Almost nothing is known of John Ainsworth. Regimental records published after the War indicate he had been born in Stockport and enlisted in the town. His service number is not an early one and suggests he may not have joined up until late 1915 or 1916. He was married to Minnie who remarried and, after the War, had become Mrs Robinson. She was living at 57 Dona Street, in the Hill Street area of town.
Planning for a major attack south of the Belgian town of Ieper had been underway for over twelve months. The forthcoming Battle of Messines was intended as a preliminary move to occupy high ground which runs from Armentieres to Dixmude and which overlooked the Allied positions in the Ypres Salient. Detailed preparations had been in hand for some time – road-making, water supply, dressing stations, aid posts, telephone exchanges, machine gun emplacements, etc – all had to be built, together with miles of communication and assembly trenches. A key to the success of the operation would be the explosion of 20 mines under the German defences. Tunnellers had been digging for months and everything was now ready.

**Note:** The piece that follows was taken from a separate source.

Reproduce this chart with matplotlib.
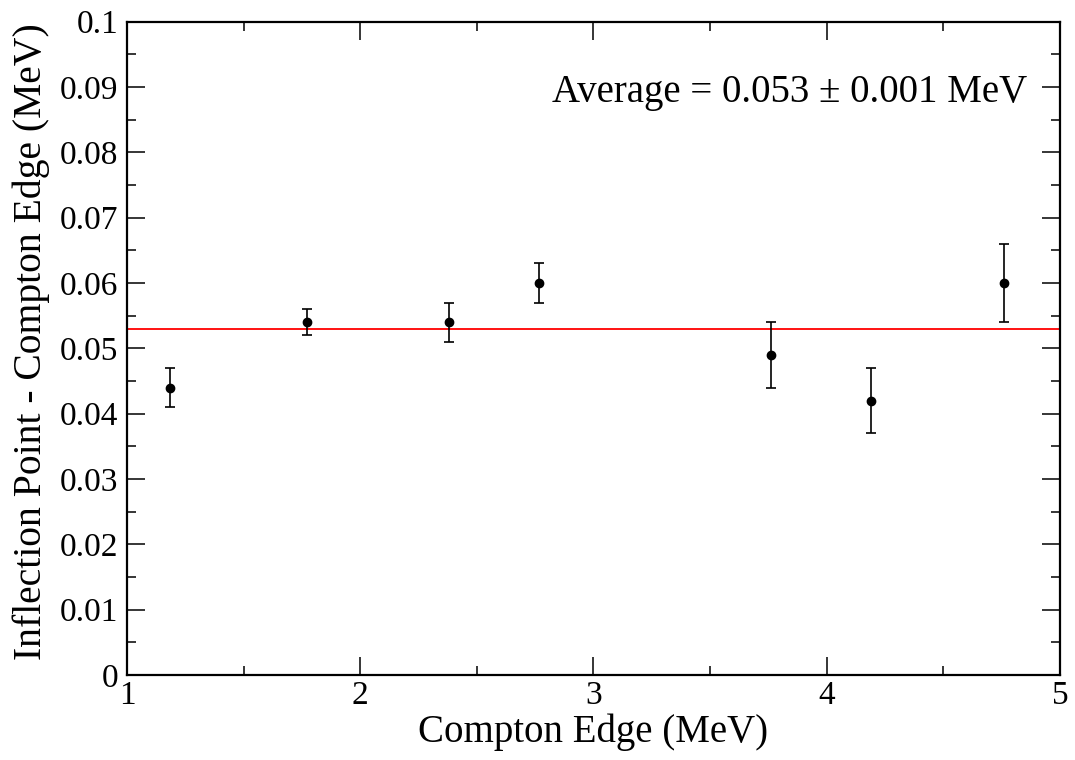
import matplotlib
matplotlib.use("Agg")
import matplotlib.pyplot as plt
from matplotlib.ticker import MultipleLocator, FuncFormatter

plt.rcParams['font.family'] = ['Liberation Serif', 'DejaVu Serif']

# Measured shifts of the inflection point relative to the Compton edge
compton_edge = [1.183, 1.773, 2.382, 2.765, 3.761, 4.189, 4.758]
shift = [0.044, 0.054, 0.054, 0.060, 0.049, 0.042, 0.060]
shift_err = [0.003, 0.002, 0.003, 0.003, 0.005, 0.005, 0.006]
average = 0.053
average_err = 0.001

fig = plt.figure(figsize=(10.75, 7.6), dpi=100)
ax = fig.add_axes([0.1181, 0.1118, 0.8679, 0.8596])

ax.axhline(average, color='red', lw=1.3, zorder=1)
ax.errorbar(compton_edge, shift, yerr=shift_err, fmt='o', color='black',
            ms=6, elinewidth=1.2, capsize=3.5, capthick=1.2, zorder=3)

ax.set_xlim(1, 5)
ax.set_ylim(0, 0.1)
ax.xaxis.set_major_locator(MultipleLocator(1))
ax.xaxis.set_minor_locator(MultipleLocator(0.5))
ax.yaxis.set_major_locator(MultipleLocator(0.01))
ax.yaxis.set_minor_locator(MultipleLocator(0.005))
ax.yaxis.set_major_formatter(FuncFormatter(lambda v, p: f"{v:.2f}".rstrip('0').rstrip('.') if v != 0 else "0"))
ax.xaxis.set_major_formatter(FuncFormatter(lambda v, p: f"{v:g}"))

ax.tick_params(which='both', direction='in', top=True, right=True, labelsize=24)
ax.tick_params(which='major', length=13, width=1.1, pad=6)
ax.tick_params(which='minor', length=6.5, width=1.1)
ax.tick_params(axis='x', which='major', pad=4)
for s in ax.spines.values():
    s.set_linewidth(1.6)

ax.set_xlabel('Compton Edge (MeV)', fontsize=28, labelpad=2)
ax.set_ylabel('Inflection Point - Compton Edge (MeV)', fontsize=28.5, labelpad=4)
ax.yaxis.set_label_coords(-0.083, 0.51)

ax.text(0.965, 0.891, f'Average = {average:.3f} \u00b1 {average_err:.3f} MeV',
        transform=ax.transAxes, ha='right', va='center', fontsize=28)

fig.savefig('out.png', dpi=100)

Three full Army Corps would launch the attack on a six mile frontage. 25th Division, which included three Cheshire Battalions, would attack on a front on 1260 yards wide. The South Lancahsires would be held in reserve from the initial assault and would then “leapfrog” the leading battalions to take the second objectives.
John and his mates assembled in Crescent Trench, on 6 June. Enemy shelling was persistent and several men were killed. All the troops had to wear their gas masks as the Germans fired lachrymatory shells as well as high explosive.
At 4.45am on the 7th, they left their trenches and moved to engage the enemy at Despagne Farm, taking it with little opposition. They immediately pushed patrols forward. Two hours later, “C” Company had completed “mopping up” the area. The Company had had a stiff fight for Lumm Farm which was heavily defended by machine guns. It was eventually rushed by a platoon led by 2nd Lieutenant Stowell.
A new trench was quickly dug and the gaps in the line held by the South Lancashires were quickly plugged as other units also moved forward. There was a counter-attack at 1.45pm but this was driven off by rifle and Lewis gun fire.
Sometime during the day, John was killed. His body was never recovered and identified. Another local man, John Jackson, was badly wounded and died the next day.